--- Start ---

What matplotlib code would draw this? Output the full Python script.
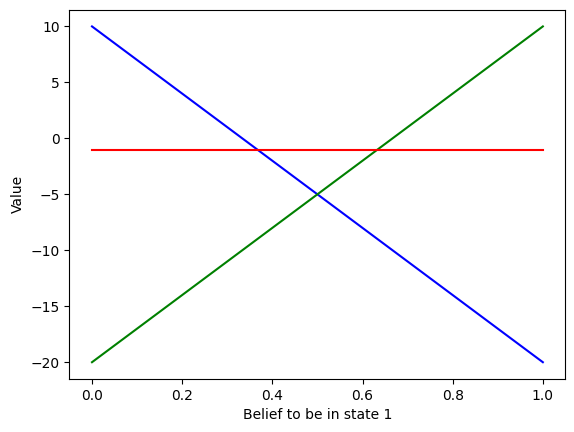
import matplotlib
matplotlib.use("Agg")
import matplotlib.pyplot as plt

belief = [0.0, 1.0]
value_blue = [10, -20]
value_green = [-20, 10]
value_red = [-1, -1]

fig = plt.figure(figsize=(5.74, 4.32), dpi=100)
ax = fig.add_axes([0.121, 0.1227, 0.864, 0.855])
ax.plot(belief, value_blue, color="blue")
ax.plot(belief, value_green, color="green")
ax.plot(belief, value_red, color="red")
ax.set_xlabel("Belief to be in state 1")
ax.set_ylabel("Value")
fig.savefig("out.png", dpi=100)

--- End ---

With all pictures left out, please transcribe exactly the lines from the start of the material through the line with "value_red = [-1, -1]".

What matplotlib code would draw this? Output the full Python script.
import matplotlib
matplotlib.use("Agg")
import matplotlib.pyplot as plt

belief = [0.0, 1.0]
value_blue = [10, -20]
value_green = [-20, 10]
value_red = [-1, -1]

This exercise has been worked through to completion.